§ **Source excerpt**:
::::::::

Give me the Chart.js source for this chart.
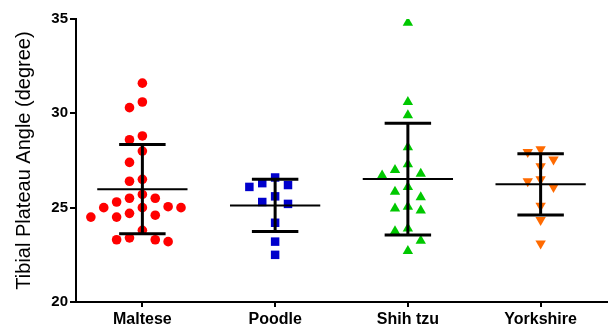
<!DOCTYPE html>
<html>
<head>
<meta charset="utf-8">
<script src="https://cdn.jsdelivr.net/npm/chart.js@4"></script>
<style>
  body { margin: 0; background: #fff; }
  #wrap { width: 613px; height: 325px; }
</style>
</head>
<body>
<div id="wrap"><canvas id="tpaChart" width="613" height="325"></canvas></div>
<script>
// values (degrees)
const categories = ['Maltese', 'Poodle', 'Shih tzu', 'Yorkshire'];
const maltese = [31.6, 30.6, 30.3, 28.8, 28.6, 28.0, 27.4, 26.5, 26.4, 25.7, 25.5, 25.5, 25.3, 25.05, 25.0, 25.0, 25.0, 24.7, 24.6, 24.5, 24.5, 23.8, 23.4, 23.3, 23.3, 23.2];
const poodle = [26.6, 26.3, 26.2, 26.1, 25.6, 25.3, 25.2, 24.2, 23.2, 22.5];
const shihTzu = [34.8, 30.6, 29.9, 28.2, 27.3, 27.0, 26.8, 26.7, 26.1, 25.85, 25.55, 25.05, 24.95, 24.85, 23.9, 23.75, 23.25, 22.7];
const yorkshire = [28.1, 27.95, 27.55, 27.2, 26.5, 26.4, 26.1, 25.1, 24.35, 23.1];
const yTicks = [20, 25, 30, 35];

const groups = [maltese, poodle, shihTzu, yorkshire];
const colors = ['#ff0000', '#0000cc', '#00c800', '#ff6a00'];
const styles = ['circle', 'rect', 'triangle', 'triangle'];

// simple beeswarm so points with close values sit side by side
function swarm(values, center) {
    const step = 0.097, gap = 0.66;
    const placed = [];
    const sorted = values.slice().sort((a, b) => b - a);
    sorted.forEach(v => {
        let k = 0;
        for (let n = 0; n < 20; n++) {
            k = n === 0 ? 0 : (n % 2 ? -(n + 1) / 2 : n / 2);
            const hit = placed.some(p => p.k === k && Math.abs(p.y - v) < gap);
            if (!hit) break;
        }
        placed.push({ k: k, y: v });
    });
    return placed.map(p => ({ x: center + p.k * step, y: p.y }));
}

function mean(a) { return a.reduce((s, v) => s + v, 0) / a.length; }
function sd(a) {
    const m = mean(a);
    return Math.sqrt(a.reduce((s, v) => s + (v - m) * (v - m), 0) / (a.length - 1));
}

const meanLines = [];
const sdBars = [];
groups.forEach((g, i) => {
    const c = i + 1, m = mean(g), s = sd(g);
    meanLines.push({ x: c - 0.34, y: m }, { x: c + 0.34, y: m }, { x: c, y: null });
    sdBars.push({ x: c - 0.175, y: m + s }, { x: c + 0.175, y: m + s }, { x: c, y: null });
    sdBars.push({ x: c, y: m + s }, { x: c, y: m - s }, { x: c, y: null });
    sdBars.push({ x: c - 0.175, y: m - s }, { x: c + 0.175, y: m - s }, { x: c, y: null });
});

const datasets = [
    { data: meanLines, showLine: true, borderColor: '#000', borderWidth: 2, pointRadius: 0, spanGaps: false },
    { data: sdBars, showLine: true, borderColor: '#000', borderWidth: 3, pointRadius: 0, spanGaps: false }
];
groups.forEach((g, i) => {
    datasets.push({
        data: swarm(g, i + 1),
        pointStyle: styles[i],
        pointRotation: i === 3 ? 180 : 0,
        pointRadius: i === 0 ? 4.8 : 6,
        backgroundColor: colors[i],
        borderColor: colors[i],
        borderWidth: 0
    });
});

const ctx = document.getElementById('tpaChart');
new Chart(ctx, {
    type: 'scatter',
    data: { datasets: datasets },
    options: {
        responsive: false,
        animation: false,
        layout: { padding: { top: 19, right: 1, left: 0, bottom: 0 } },
        plugins: { legend: { display: false }, tooltip: { enabled: false } },
        scales: {
            x: {
                type: 'linear',
                min: 0.5,
                max: 4.5,
                afterBuildTicks: scale => { scale.ticks = [1, 2, 3, 4].map(v => ({ value: v })); },
                afterFit: scale => { scale.height = 23; },
                border: { display: true, color: '#000', width: 2 },
                grid: { drawOnChartArea: false, drawTicks: true, tickLength: 5, color: '#000', lineWidth: 2 },
                ticks: {
                    autoSkip: false,
                    maxRotation: 0,
                    padding: 3,
                    color: '#000',
                    font: { family: 'Liberation Sans, Arial', size: 16, weight: 'bold' },
                    callback: v => categories[v - 1]
                }
            },
            y: {
                min: 20,
                max: 35,
                afterBuildTicks: scale => { scale.ticks = yTicks.map(v => ({ value: v })); },
                afterFit: scale => { scale.width = 76; },
                border: { display: true, color: '#000', width: 2 },
                grid: { drawOnChartArea: false, drawTicks: true, tickLength: 6, color: '#000', lineWidth: 2 },
                ticks: {
                    padding: 2,
                    color: '#000',
                    font: { family: 'Liberation Sans, Arial', size: 15, weight: 'bold' }
                },
                title: {
                    display: true,
                    text: 'Tibial Plateau Angle (degree)',
                    color: '#000',
                    padding: { top: 12, bottom: 0 },
                    font: { family: 'Liberation Sans, Arial', size: 20 }
                }
            }
        }
    }
});
</script>
</body>
</html>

::::::::

§ **Directive**: Write out the whole listing again, exactly, with no pictures.

§ **In response**:
Give me the Chart.js source for this chart.
<!DOCTYPE html>
<html>
<head>
<meta charset="utf-8">
<script src="https://cdn.jsdelivr.net/npm/chart.js@4"></script>
<style>
  body { margin: 0; background: #fff; }
  #wrap { width: 613px; height: 325px; }
</style>
</head>
<body>
<div id="wrap"><canvas id="tpaChart" width="613" height="325"></canvas></div>
<script>
// values (degrees)
const categories = ['Maltese', 'Poodle', 'Shih tzu', 'Yorkshire'];
const maltese = [31.6, 30.6, 30.3, 28.8, 28.6, 28.0, 27.4, 26.5, 26.4, 25.7, 25.5, 25.5, 25.3, 25.05, 25.0, 25.0, 25.0, 24.7, 24.6, 24.5, 24.5, 23.8, 23.4, 23.3, 23.3, 23.2];
const poodle = [26.6, 26.3, 26.2, 26.1, 25.6, 25.3, 25.2, 24.2, 23.2, 22.5];
const shihTzu = [34.8, 30.6, 29.9, 28.2, 27.3, 27.0, 26.8, 26.7, 26.1, 25.85, 25.55, 25.05, 24.95, 24.85, 23.9, 23.75, 23.25, 22.7];
const yorkshire = [28.1, 27.95, 27.55, 27.2, 26.5, 26.4, 26.1, 25.1, 24.35, 23.1];
const yTicks = [20, 25, 30, 35];

const groups = [maltese, poodle, shihTzu, yorkshire];
const colors = ['#ff0000', '#0000cc', '#00c800', '#ff6a00'];
const styles = ['circle', 'rect', 'triangle', 'triangle'];

// simple beeswarm so points with close values sit side by side
function swarm(values, center) {
    const step = 0.097, gap = 0.66;
    const placed = [];
    const sorted = values.slice().sort((a, b) => b - a);
    sorted.forEach(v => {
        let k = 0;
        for (let n = 0; n < 20; n++) {
            k = n === 0 ? 0 : (n % 2 ? -(n + 1) / 2 : n / 2);
            const hit = placed.some(p => p.k === k && Math.abs(p.y - v) < gap);
            if (!hit) break;
        }
        placed.push({ k: k, y: v });
    });
    return placed.map(p => ({ x: center + p.k * step, y: p.y }));
}

function mean(a) { return a.reduce((s, v) => s + v, 0) / a.length; }
function sd(a) {
    const m = mean(a);
    return Math.sqrt(a.reduce((s, v) => s + (v - m) * (v - m), 0) / (a.length - 1));
}

const meanLines = [];
const sdBars = [];
groups.forEach((g, i) => {
    const c = i + 1, m = mean(g), s = sd(g);
    meanLines.push({ x: c - 0.34, y: m }, { x: c + 0.34, y: m }, { x: c, y: null });
    sdBars.push({ x: c - 0.175, y: m + s }, { x: c + 0.175, y: m + s }, { x: c, y: null });
    sdBars.push({ x: c, y: m + s }, { x: c, y: m - s }, { x: c, y: null });
    sdBars.push({ x: c - 0.175, y: m - s }, { x: c + 0.175, y: m - s }, { x: c, y: null });
});

const datasets = [
    { data: meanLines, showLine: true, borderColor: '#000', borderWidth: 2, pointRadius: 0, spanGaps: false },
    { data: sdBars, showLine: true, borderColor: '#000', borderWidth: 3, pointRadius: 0, spanGaps: false }
];
groups.forEach((g, i) => {
    datasets.push({
        data: swarm(g, i + 1),
        pointStyle: styles[i],
        pointRotation: i === 3 ? 180 : 0,
        pointRadius: i === 0 ? 4.8 : 6,
        backgroundColor: colors[i],
        borderColor: colors[i],
        borderWidth: 0
    });
});

const ctx = document.getElementById('tpaChart');
new Chart(ctx, {
    type: 'scatter',
    data: { datasets: datasets },
    options: {
        responsive: false,
        animation: false,
        layout: { padding: { top: 19, right: 1, left: 0, bottom: 0 } },
        plugins: { legend: { display: false }, tooltip: { enabled: false } },
        scales: {
            x: {
                type: 'linear',
                min: 0.5,
                max: 4.5,
                afterBuildTicks: scale => { scale.ticks = [1, 2, 3, 4].map(v => ({ value: v })); },
                afterFit: scale => { scale.height = 23; },
                border: { display: true, color: '#000', width: 2 },
                grid: { drawOnChartArea: false, drawTicks: true, tickLength: 5, color: '#000', lineWidth: 2 },
                ticks: {
                    autoSkip: false,
                    maxRotation: 0,
                    padding: 3,
                    color: '#000',
                    font: { family: 'Liberation Sans, Arial', size: 16, weight: 'bold' },
                    callback: v => categories[v - 1]
                }
            },
            y: {
                min: 20,
                max: 35,
                afterBuildTicks: scale => { scale.ticks = yTicks.map(v => ({ value: v })); },
                afterFit: scale => { scale.width = 76; },
                border: { display: true, color: '#000', width: 2 },
                grid: { drawOnChartArea: false, drawTicks: true, tickLength: 6, color: '#000', lineWidth: 2 },
                ticks: {
                    padding: 2,
                    color: '#000',
                    font: { family: 'Liberation Sans, Arial', size: 15, weight: 'bold' }
                },
                title: {
                    display: true,
                    text: 'Tibial Plateau Angle (degree)',
                    color: '#000',
                    padding: { top: 12, bottom: 0 },
                    font: { family: 'Liberation Sans, Arial', size: 20 }
                }
            }
        }
    }
});
</script>
</body>
</html>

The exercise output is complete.